3. Tradisi belis sebenarnya merupakan simbol penghargaan yang relatif tinggi terhadap perempuan. Terminologi perceraian kurang dikenal oleh masyarakat Sumba, sehingga perempuan hanya bisa diberi belis satu kali selama hidupnya. Perempuan tersebut secara sah sudah menjadi bagian yang tidak terpisahkan dengan kabihu atau kabizu (semacam marga) yang telah memberi belis. Penghargaan, hak, dan kewajibannya relatif sama dengan para perempuan lain dalam kabihu tersebut sesuai dengan posisi dan kedudukannya masing-masing.
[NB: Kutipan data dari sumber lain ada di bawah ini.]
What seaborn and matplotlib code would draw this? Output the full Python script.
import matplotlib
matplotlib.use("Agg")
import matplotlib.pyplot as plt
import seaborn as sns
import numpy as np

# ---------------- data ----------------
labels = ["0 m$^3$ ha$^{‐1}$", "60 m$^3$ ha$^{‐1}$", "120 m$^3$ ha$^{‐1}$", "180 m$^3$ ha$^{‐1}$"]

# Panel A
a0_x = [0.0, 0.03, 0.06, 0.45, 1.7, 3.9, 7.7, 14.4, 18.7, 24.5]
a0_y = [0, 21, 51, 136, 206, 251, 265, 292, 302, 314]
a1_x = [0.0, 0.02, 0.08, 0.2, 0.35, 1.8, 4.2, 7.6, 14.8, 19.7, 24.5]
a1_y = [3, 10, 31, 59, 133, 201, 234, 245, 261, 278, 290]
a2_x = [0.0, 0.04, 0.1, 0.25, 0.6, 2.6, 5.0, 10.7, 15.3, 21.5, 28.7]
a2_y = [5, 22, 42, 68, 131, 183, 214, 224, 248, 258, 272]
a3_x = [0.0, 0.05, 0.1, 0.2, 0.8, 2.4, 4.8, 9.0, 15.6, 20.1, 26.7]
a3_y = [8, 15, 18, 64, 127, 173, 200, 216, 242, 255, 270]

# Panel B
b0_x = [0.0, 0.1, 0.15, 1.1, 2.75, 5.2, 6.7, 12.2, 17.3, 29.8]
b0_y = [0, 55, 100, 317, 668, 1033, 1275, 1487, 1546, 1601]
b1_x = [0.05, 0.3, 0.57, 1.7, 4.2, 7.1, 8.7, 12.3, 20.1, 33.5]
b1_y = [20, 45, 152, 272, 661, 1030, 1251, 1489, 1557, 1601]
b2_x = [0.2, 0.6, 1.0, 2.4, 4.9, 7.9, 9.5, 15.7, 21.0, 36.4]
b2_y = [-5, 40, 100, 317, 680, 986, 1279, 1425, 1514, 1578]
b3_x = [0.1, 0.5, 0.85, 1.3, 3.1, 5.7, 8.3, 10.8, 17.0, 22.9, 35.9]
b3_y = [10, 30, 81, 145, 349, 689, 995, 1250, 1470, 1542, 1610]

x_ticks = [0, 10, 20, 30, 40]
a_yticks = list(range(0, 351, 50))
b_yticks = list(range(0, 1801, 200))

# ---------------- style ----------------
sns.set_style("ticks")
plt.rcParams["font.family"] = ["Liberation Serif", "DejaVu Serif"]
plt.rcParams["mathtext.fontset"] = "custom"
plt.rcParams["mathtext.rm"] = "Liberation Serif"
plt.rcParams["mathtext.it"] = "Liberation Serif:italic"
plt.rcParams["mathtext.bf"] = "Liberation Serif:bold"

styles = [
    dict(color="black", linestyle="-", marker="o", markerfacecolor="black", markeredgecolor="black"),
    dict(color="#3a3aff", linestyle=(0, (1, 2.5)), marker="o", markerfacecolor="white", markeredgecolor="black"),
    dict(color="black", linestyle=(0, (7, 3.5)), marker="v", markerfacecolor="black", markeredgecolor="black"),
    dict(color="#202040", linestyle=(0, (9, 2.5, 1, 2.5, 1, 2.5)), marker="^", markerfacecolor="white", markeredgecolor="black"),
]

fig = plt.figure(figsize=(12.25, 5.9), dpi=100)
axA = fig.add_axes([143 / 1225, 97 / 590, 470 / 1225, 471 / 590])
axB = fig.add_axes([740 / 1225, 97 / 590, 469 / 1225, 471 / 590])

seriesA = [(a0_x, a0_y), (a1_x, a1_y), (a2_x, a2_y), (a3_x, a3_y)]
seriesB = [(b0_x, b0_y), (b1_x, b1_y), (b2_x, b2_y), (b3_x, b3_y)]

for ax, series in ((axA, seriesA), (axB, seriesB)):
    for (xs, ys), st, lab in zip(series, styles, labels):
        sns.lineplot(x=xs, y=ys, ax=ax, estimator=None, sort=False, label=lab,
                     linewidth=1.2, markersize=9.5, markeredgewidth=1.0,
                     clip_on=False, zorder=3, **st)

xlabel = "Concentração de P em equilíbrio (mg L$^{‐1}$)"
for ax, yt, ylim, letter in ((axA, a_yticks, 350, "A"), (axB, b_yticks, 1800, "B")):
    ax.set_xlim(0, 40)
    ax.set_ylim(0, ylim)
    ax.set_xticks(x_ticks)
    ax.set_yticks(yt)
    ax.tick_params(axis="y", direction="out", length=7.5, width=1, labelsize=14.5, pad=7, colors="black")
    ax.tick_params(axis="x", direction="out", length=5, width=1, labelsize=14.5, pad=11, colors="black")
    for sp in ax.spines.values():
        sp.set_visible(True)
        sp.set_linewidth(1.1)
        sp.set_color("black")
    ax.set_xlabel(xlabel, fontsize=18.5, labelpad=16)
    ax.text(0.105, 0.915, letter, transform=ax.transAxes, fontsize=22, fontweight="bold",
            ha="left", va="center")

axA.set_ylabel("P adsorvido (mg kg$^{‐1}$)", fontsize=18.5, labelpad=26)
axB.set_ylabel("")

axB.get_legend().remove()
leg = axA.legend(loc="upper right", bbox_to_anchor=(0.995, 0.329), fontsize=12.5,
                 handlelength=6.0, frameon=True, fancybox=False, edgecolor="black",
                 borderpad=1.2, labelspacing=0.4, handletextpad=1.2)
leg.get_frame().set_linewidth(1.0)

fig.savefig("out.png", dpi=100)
4. Perjumpaan dan persinggungan dengan kekuatan sosial-budaya non-lokal akan memberikan “ruang” kebijakan dan manipulasinya sendiri-sendiri. Perseteruan dan persekongkolan dengan komponen-komponen sosial-budaya non-lokal tersebut terus hadir dalam ambang batas antara kebijakan dan manipulasi. Tradisi belis dan komponen-komponen sosial-budaya yang saling terkait erat lainnya ikut masuk dalam pusaran silang budaya dan berdinamika dalam ranah ambang batas antara kebijakan dan manipulasi.
5. Ketika tradisi belis dapat berdinamika dalam ekosistem yang kokoh dan terdukung erat oleh komponen-komponen lain, tradisi belis akan lestari dalam ikut memberi “warna” suatu pengelolaan kehidupan bersama secara harmonis dan serasi di Sumba. Namun apabila sudah tergerogoti dan masuk dalam ambang batas ke arah manipulasi terhadap tradisi tersebut, maka perlu usaha agar komponen-komponen dalam tradisi belis dapat padu serasi dengan perkembangan zaman.